EQT is exploring a sale of enterprise Linux provider SUSE that could value the open source infrastructure company at up to $6 billion, highlighting growing investor interest in platforms powering AI and cloud workloads.
EQT AB is exploring a potential sale of open-source software company SUSE in a deal that could value the enterprise Linux pioneer at up to $6 billion (€5.1 billion), according to two people familiar with the matter cited by Reuters.
The Sweden-based private equity firm has hired investment bank Arma Partners to sound out private equity investors regarding interest in acquiring SUSE. The process is still at an early stage, and there is no certainty that EQT will proceed with a transaction, the sources said.
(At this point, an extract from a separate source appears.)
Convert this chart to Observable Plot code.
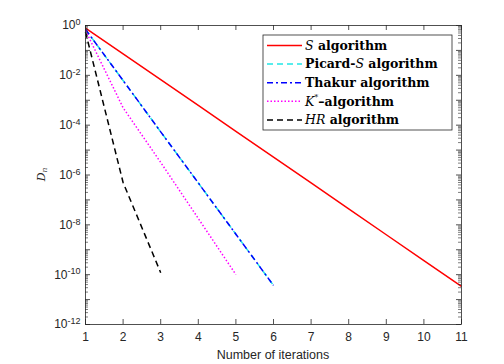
<!DOCTYPE html>
<html>
<head>
<meta charset="utf-8">
<script src="https://cdn.jsdelivr.net/npm/d3@7"></script>
<script src="https://cdn.jsdelivr.net/npm/@observablehq/plot@0.6"></script>
<style>
  html, body { margin: 0; padding: 0; background: #fff; }
  #chart { position: relative; width: 504px; height: 364px; }
</style>
</head>
<body>
<div id="chart"></div>
<script>
// ---- data ----
const iterS = [1, 2, 3, 4, 5, 6, 7, 8, 9, 10, 11];
const sAlg = [0.79, 7.3e-2, 6.7e-3, 6.2e-4, 5.6e-5, 5.2e-6, 4.8e-7, 4.4e-8, 4.0e-9, 3.7e-10, 3.4e-11];
const iterPicard = [1, 2, 3, 4, 5, 6];
const picardS = [0.7, 6.2e-3, 5.4e-5, 4.8e-7, 4.2e-9, 3.7e-11];
const iterThakur = [1, 2, 3, 4, 5, 6];
const thakur = [0.7, 6.2e-3, 5.4e-5, 4.8e-7, 4.2e-9, 3.7e-11];
const iterK = [1, 2, 3, 4, 5];
const kStar = [0.63, 5.0e-4, 3.2e-6, 1.8e-8, 1.0e-10];
const iterHR = [1, 2, 3];
const hr = [0.55, 5.0e-7, 1.2e-10];

const xTicks = [1, 2, 3, 4, 5, 6, 7, 8, 9, 10, 11];
const yTickExps = [0, -2, -4, -6, -8, -10, -12];
const seriesNames = ["S algorithm", "Picard-S algorithm", "Thakur algorithm", "K*-algorithm", "HR algorithm"];

// ---- styles ----
const styles = [
  {stroke: "#ff0000", dash: null},
  {stroke: "#22e6e6", dash: "6,4"},
  {stroke: "#0000ff", dash: "6,3,2,3"},
  {stroke: "#ff00ff", dash: "1.5,2"},
  {stroke: "#000000", dash: "6,4"}
];

const W = 504, H = 364, mL = 85, mR = 43, mT = 25, mB = 40;
const pw = W - mL - mR, ph = H - mT - mB;

const toRows = (xs, ys) => xs.map((x, i) => ({x, y: ys[i]}));
const seriesData = [
  toRows(iterS, sAlg),
  toRows(iterPicard, picardS),
  toRows(iterThakur, thakur),
  toRows(iterK, kStar),
  toRows(iterHR, hr)
];

const yTicks = yTickExps.map(e => Math.pow(10, e));
const yMajorAll = d3.range(-12, 1).map(e => Math.pow(10, e));
const yMinor = [];
for (let e = -12; e < 0; e++) for (let m = 2; m <= 9; m++) yMinor.push(m * Math.pow(10, e));

const axisColor = "#262626";

const lineMarks = seriesData.map((rows, i) => Plot.line(rows, {
  x: "x", y: "y", stroke: styles[i].stroke, strokeWidth: 1.5,
  strokeDasharray: styles[i].dash || undefined, strokeLinecap: "butt"
}));

const chart = Plot.plot({
  width: W, height: H,
  marginLeft: mL, marginRight: mR, marginTop: mT, marginBottom: mB,
  style: {fontFamily: "'Liberation Sans', Arial, sans-serif", fontSize: "11px", color: axisColor, background: "#fff"},
  x: {domain: [1, 11], label: null},
  y: {type: "log", domain: [1e-12, 1], label: null},
  marks: [
    ...lineMarks,
    Plot.tickX(xTicks, {x: d => d, insetTop: ph - 5, stroke: axisColor, strokeWidth: 0.8}),
    Plot.tickX(xTicks, {x: d => d, insetBottom: ph - 5, stroke: axisColor, strokeWidth: 0.8}),
    Plot.tickY(yMajorAll, {y: d => d, insetRight: pw - 5, stroke: axisColor, strokeWidth: 0.8}),
    Plot.tickY(yMajorAll, {y: d => d, insetLeft: pw - 5, stroke: axisColor, strokeWidth: 0.8}),
    Plot.tickY(yMinor, {y: d => d, insetRight: pw - 3, stroke: axisColor, strokeWidth: 0.6}),
    Plot.tickY(yMinor, {y: d => d, insetLeft: pw - 3, stroke: axisColor, strokeWidth: 0.6}),
    Plot.axisX({ticks: xTicks, tickSize: 0, tickPadding: 8, tickFormat: d => String(d), fontSize: 12, label: null}),
    Plot.axisY({ticks: yTicks, tickSize: 0, tickPadding: 5, tickFormat: d => String(Math.round(Math.log10(d))), fontSize: 12, label: null}),
    Plot.frame({stroke: axisColor, strokeWidth: 0.8})
  ]
});

document.getElementById("chart").appendChild(chart);

const svg = d3.select(chart);

// superscript y tick labels: 10^e
svg.selectAll("g[aria-label='y-axis tick label'] text").each(function() {
  const t = d3.select(this);
  const e = t.text();
  t.text(null);
  t.append("tspan").text("10");
  t.append("tspan").attr("dy", "-0.45em").attr("font-size", "9px").text(e);
});

// x-axis label
svg.append("text")
  .attr("x", mL + pw / 2).attr("y", 359)
  .attr("text-anchor", "middle")
  .attr("font-family", "'Liberation Sans', Arial, sans-serif")
  .attr("font-size", 12.5).attr("fill", axisColor)
  .text("Number of iterations");

// y-axis label D_n
const yl = svg.append("text")
  .attr("transform", `translate(45, ${mT + ph / 2}) rotate(-90)`)
  .attr("text-anchor", "middle")
  .attr("font-family", "'DejaVu Serif', serif")
  .attr("font-size", 11).attr("fill", axisColor);
yl.append("tspan").attr("font-style", "italic").text("D");
yl.append("tspan").attr("font-style", "italic").attr("font-size", 7.5).attr("dy", "0.3em").text("n");

// legend
const lg = svg.append("g").attr("text-anchor", "start");
const lx = 263, ly = 35, lw = 189, lh = 95;
lg.append("rect").attr("x", lx).attr("y", ly).attr("width", lw).attr("height", lh)
  .attr("fill", "#fff").attr("stroke", axisColor).attr("stroke-width", 0.8);
const rowY = i => 45.5 + i * 18.6;
const labelParts = [
  [["S", "i"], [" algorithm", "b"]],
  [["Picard-", "b"], ["S", "i"], [" algorithm", "b"]],
  [["Thakur algorithm", "b"]],
  [["K", "i"], ["*", "sup"], ["\u2013algorithm", "b"]],
  [["HR", "i"], [" algorithm", "b"]]
];
seriesNames.forEach((name, i) => {
  const y = rowY(i);
  const ln = lg.append("line").attr("x1", 267).attr("x2", 302).attr("y1", y).attr("y2", y)
    .attr("stroke", styles[i].stroke).attr("stroke-width", 1.5);
  if (styles[i].dash) ln.attr("stroke-dasharray", styles[i].dash);
  const t = lg.append("text").attr("x", 305).attr("y", y).attr("dy", "0.35em")
    .attr("text-anchor", "start")
    .attr("font-family", "'DejaVu Serif', serif")
    .attr("font-size", 12.5).attr("fill", "#000");
  let supped = false;
  labelParts[i].forEach(([s, k]) => {
    const sp = t.append("tspan").text(s);
    if (k === "i") sp.attr("font-style", "italic");
    if (k === "b") { sp.attr("font-weight", "bold"); if (supped) { sp.attr("dy", "0.45em"); supped = false; } }
    if (k === "sup") { sp.attr("font-size", 8).attr("dy", "-0.7em"); supped = true; }
  });
  t.append("title").text(name);
});
</script>
</body>
</html>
EQT, the majority owner of SUSE, took the company private in 2023, valuing it at €2.72 billion ($2.96 billion). A sale near the $6 billion mark would roughly double the company’s valuation within about two and a half years.
SUSE generates about $800 million in annual revenue and more than $250 million in EBITDA (earnings before interest, taxes, depreciation, and amortisation). Based on these metrics, the company could fetch between $4 billion and $6 billion in a potential sale.
The possible transaction comes amid a broader sell-off in software stocks, which has complicated mergers and acquisitions in the sector. While some investors worry that artificial intelligence tools could displace existing software products, others see SUSE as a potential beneficiary of AI adoption, as enterprises require robust infrastructure to deploy AI workloads.
SUSE develops open source enterprise software used to run applications across cloud servers, mainframes, and edge devices. Its customers include Walmart, Deutsche Bank, and Intel, and the company says more than 60% of Fortune 500 firms rely on its technology for some workloads.
Founded in 1992 by Roland Dyroff, Thomas Fehr, Hubert Mantel, and Burchard Steinbild, SUSE is widely recognised as the world’s first provider of an enterprise Linux distribution.
EQT declined to comment. Arma Partners and SUSE did not immediately respond to requests for comment.